More interestingly, the Fed started hiking rates again in 1999, taking the fed funds rate from an upper bound of 5.0% to 6.5% by May 2000… and the market still kept rallying!

The Internet Era

This made us curious about how similar the sector composition looked then versus now. We know that in both instances, technology stocks were/are the darlings. We also know that technology companies didn’t have nearly the size and scale in the 90s that they do today. But the data tracking the growth of tech over both periods is remarkable. 

Tech went from 6% of the index before the internet boom to 35% of the index at the 2000 top, largely because many new tech companies were added to the S&P 500 as they grew. That’s growth so large we almost can’t wrap my head around it. In the current period, tech stocks were already at 27% of the index before AI became the theme du jour, and the sector has grown to be 34% of the index today. If we add in the four Mag 7 stocks that aren’t in the tech sector (Alphabet, Amazon, Meta, Tesla), that percentage moves to 49%. Staggering? Yes. Over? Perhaps not.

Interestingly, although we talk about the dot-com period being solely driven by tech stocks, the proportion of returns tells a different story. Tech as a sector only accounted for roughly 24% of the S&P 500’s total return during that period, while in the AI era, tech stocks account for more than half of the S&P’s total return.

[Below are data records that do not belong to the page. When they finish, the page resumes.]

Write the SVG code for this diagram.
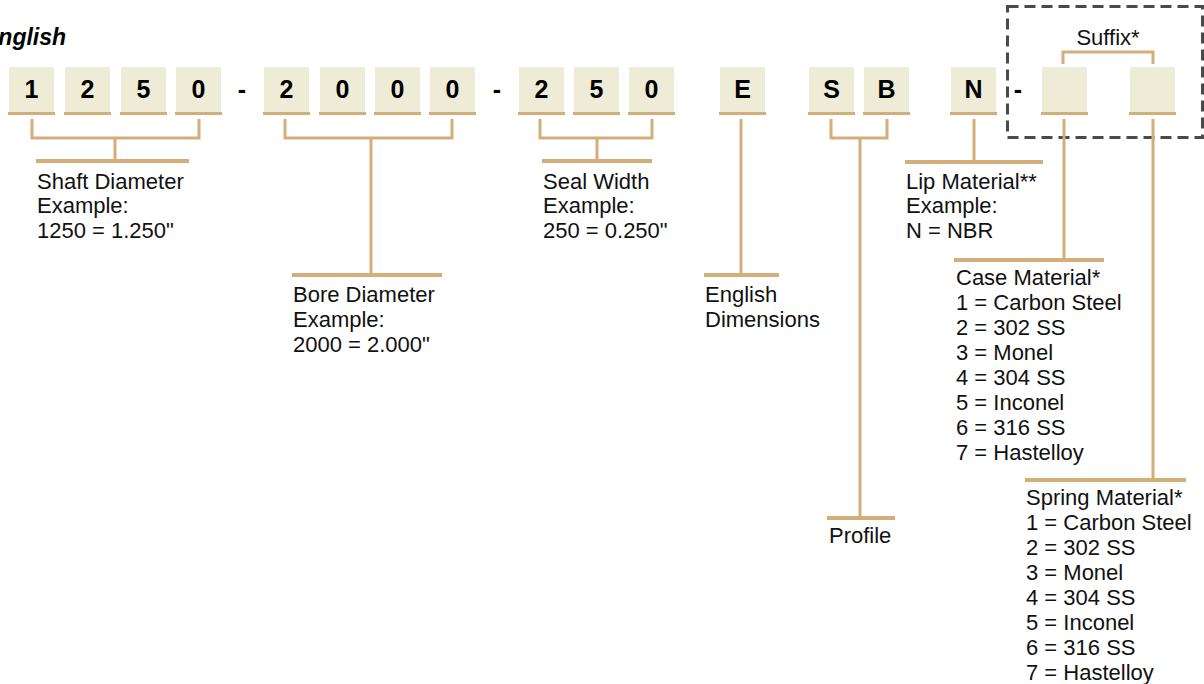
<svg xmlns="http://www.w3.org/2000/svg" width="1204" height="684" viewBox="0 0 1204 684">
<style>
.box{fill:#EEEBD6}
.ul{fill:#D4AE78}
.ln{stroke:#D4AE78;stroke-width:3;fill:none}
.bar{stroke:#D4AE78;stroke-width:4;fill:none}
.dig{font-family:"Liberation Sans",Arial,sans-serif;font-weight:bold;font-size:25px;fill:#000;text-anchor:middle}
.lbl{font-family:"Liberation Sans",Arial,sans-serif;font-size:22px;fill:#111}
.dash{font-family:"Liberation Sans",Arial,sans-serif;font-weight:bold;font-size:25px;fill:#000;text-anchor:middle}
</style>
<defs>
<g id="cell"><rect class="box" x="0" y="0" width="45" height="45"/><rect class="ul" x="-1" y="45" width="47" height="3"/></g>
</defs>
<rect width="1204" height="684" fill="#fff"/>
<text x="-17" y="45" style="font-family:'Liberation Sans',Arial,sans-serif;font-weight:bold;font-style:italic;font-size:23px" fill="#000">English</text>
<rect x="1007.5" y="6.5" width="195" height="131" fill="none" stroke="#4a4a4a" stroke-width="3" stroke-dasharray="11 6"/>
<g id="node-1"><use href="#cell" x="9" y="67"/><text class="dig" x="31.5" y="98">1</text></g>
<g id="node-2"><use href="#cell" x="65" y="67"/><text class="dig" x="87.5" y="98">2</text></g>
<g id="node-5"><use href="#cell" x="121" y="67"/><text class="dig" x="143.5" y="98">5</text></g>
<g id="node-0"><use href="#cell" x="176" y="67"/><text class="dig" x="198.5" y="98">0</text></g>
<text class="dash" x="242" y="98">-</text>
<g id="node-b2"><use href="#cell" x="264" y="67"/><text class="dig" x="286.5" y="98">2</text></g>
<g id="node-b0a"><use href="#cell" x="320" y="67"/><text class="dig" x="342.5" y="98">0</text></g>
<g id="node-b0b"><use href="#cell" x="375" y="67"/><text class="dig" x="397.5" y="98">0</text></g>
<g id="node-b0c"><use href="#cell" x="430" y="67"/><text class="dig" x="452.5" y="98">0</text></g>
<text class="dash" x="497" y="98">-</text>
<g id="node-w2"><use href="#cell" x="519" y="67"/><text class="dig" x="541.5" y="98">2</text></g>
<g id="node-w5"><use href="#cell" x="574" y="67"/><text class="dig" x="596.5" y="98">5</text></g>
<g id="node-w0"><use href="#cell" x="629" y="67"/><text class="dig" x="651.5" y="98">0</text></g>
<g id="node-E"><use href="#cell" x="720" y="67"/><text class="dig" x="742.5" y="98">E</text></g>
<g id="node-S"><use href="#cell" x="809" y="67"/><text class="dig" x="831.5" y="98">S</text></g>
<g id="node-B"><use href="#cell" x="864" y="67"/><text class="dig" x="886.5" y="98">B</text></g>
<g id="node-N"><use href="#cell" x="951" y="67"/><text class="dig" x="973.5" y="98">N</text></g>
<text class="dash" x="1018" y="98">-</text>
<g id="node-s1"><use href="#cell" x="1042" y="67"/></g>
<g id="node-s2"><use href="#cell" x="1130" y="67"/></g>
<g id="connectors">
<path class="ln" d="M32 119V138H199V119M115 138V161"/>
<path class="bar" d="M36 161H189"/>
<path class="ln" d="M285 119V138H452V119M371 138V275"/>
<path class="bar" d="M292 275H442"/>
<path class="ln" d="M540 119V138H652V119M597 138V161"/>
<path class="bar" d="M542 161H652"/>
<path class="ln" d="M741 119V275"/>
<path class="bar" d="M704 275H779"/>
<path class="ln" d="M831 119V138H887V119M860 138V518"/>
<path class="bar" d="M827 518H895"/>
<path class="ln" d="M974 119V162"/>
<path class="bar" d="M905 162H1043"/>
<path class="ln" d="M1064 119V260"/>
<path class="bar" d="M954 260H1104"/>
<path class="ln" d="M1153 119V480"/>
<path class="bar" d="M1025 480H1186"/>
<path class="ln" d="M1063 64V52H1153V64"/>
</g>
<text class="lbl" x="1108" y="45" text-anchor="middle">Suffix*</text>
<g id="lbl-shaft"><text class="lbl" x="37" y="189">Shaft Diameter</text><text class="lbl" x="37" y="213">Example:</text><text class="lbl" x="37" y="238">1250 = 1.250"</text></g>
<g id="lbl-bore"><text class="lbl" x="293" y="302">Bore Diameter</text><text class="lbl" x="293" y="327">Example:</text><text class="lbl" x="293" y="352">2000 = 2.000"</text></g>
<g id="lbl-seal"><text class="lbl" x="543" y="189">Seal Width</text><text class="lbl" x="543" y="213">Example:</text><text class="lbl" x="543" y="238">250 = 0.250"</text></g>
<g id="lbl-eng"><text class="lbl" x="705" y="302">English</text><text class="lbl" x="705" y="327">Dimensions</text></g>
<g id="lbl-profile"><text class="lbl" x="829" y="543">Profile</text></g>
<g id="lbl-lip"><text class="lbl" x="906" y="189">Lip Material**</text><text class="lbl" x="906" y="213">Example:</text><text class="lbl" x="906" y="238">N = NBR</text></g>
<g id="lbl-case"><text class="lbl" x="956" y="285">Case Material*</text><text class="lbl" x="956" y="310">1 = Carbon Steel</text><text class="lbl" x="956" y="335">2 = 302 SS</text><text class="lbl" x="956" y="360">3 = Monel</text><text class="lbl" x="956" y="385">4 = 304 SS</text><text class="lbl" x="956" y="410">5 = Inconel</text><text class="lbl" x="956" y="435">6 = 316 SS</text><text class="lbl" x="956" y="460">7 = Hastelloy</text></g>
<g id="lbl-spring"><text class="lbl" x="1026" y="505">Spring Material*</text><text class="lbl" x="1026" y="530">1 = Carbon Steel</text><text class="lbl" x="1026" y="555">2 = 302 SS</text><text class="lbl" x="1026" y="580">3 = Monel</text><text class="lbl" x="1026" y="605">4 = 304 SS</text><text class="lbl" x="1026" y="630">5 = Inconel</text><text class="lbl" x="1026" y="655">6 = 316 SS</text><text class="lbl" x="1026" y="680">7 = Hastelloy</text></g>
</svg>
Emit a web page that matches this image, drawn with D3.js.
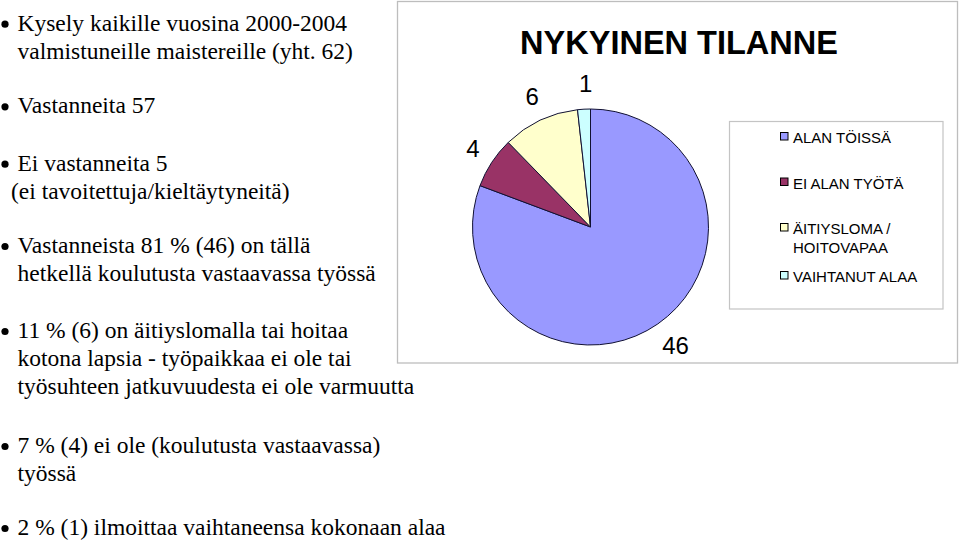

Today’s market is more concentrated than the one of the 90s by this metric, which can present more risk, but also more opportunity for other sectors to step into the limelight if the economy remains solid. 

Contributions to S&P 500 Total Returns

Here’s where the rest of that famous quote comes in: “Bull markets don’t die of old age, but rather they’re killed by the Federal Reserve.”

We can see in the chart of the internet era above that although markets rallied through the Fed hikes in 1999 and 2000, things took a turn for the worse shortly afterward. To be fair, the Fed wasn’t the full or even the main reason stocks fell sharply starting in 2000. The backdrop was that of a major speculative bubble in tech stocks, and the beginning of investors withdrawing capital. But paired with said speculative bubble was an economy that looked to be overheating as the exuberance drove inflation concerns and wage pressures. 

The Fed is responsible for maintaining stable prices and maximum employment. Often, their dual mandate rings alarm bells that coincide with periods of sharp increases or decreases in financial markets — It’s all related. 

We are a firm believer in the business cycle, and a firm opponent of a “this time is different” mentality. But even with those principles intact, the parallels between then and now suggest that this rally, the AI hype, and economic strength may still be relatively young. It also suggests that Fed rate hikes may not be the kryptonite we’ve made them out to be… at least not right away. 

We won’t know how this all shakes out until it’s over, but for now, it’s hard to envision it stopping in the near- or medium-term. Sometimes all-time highs just continue begetting more all-time highs. Be prudently present for that possibility.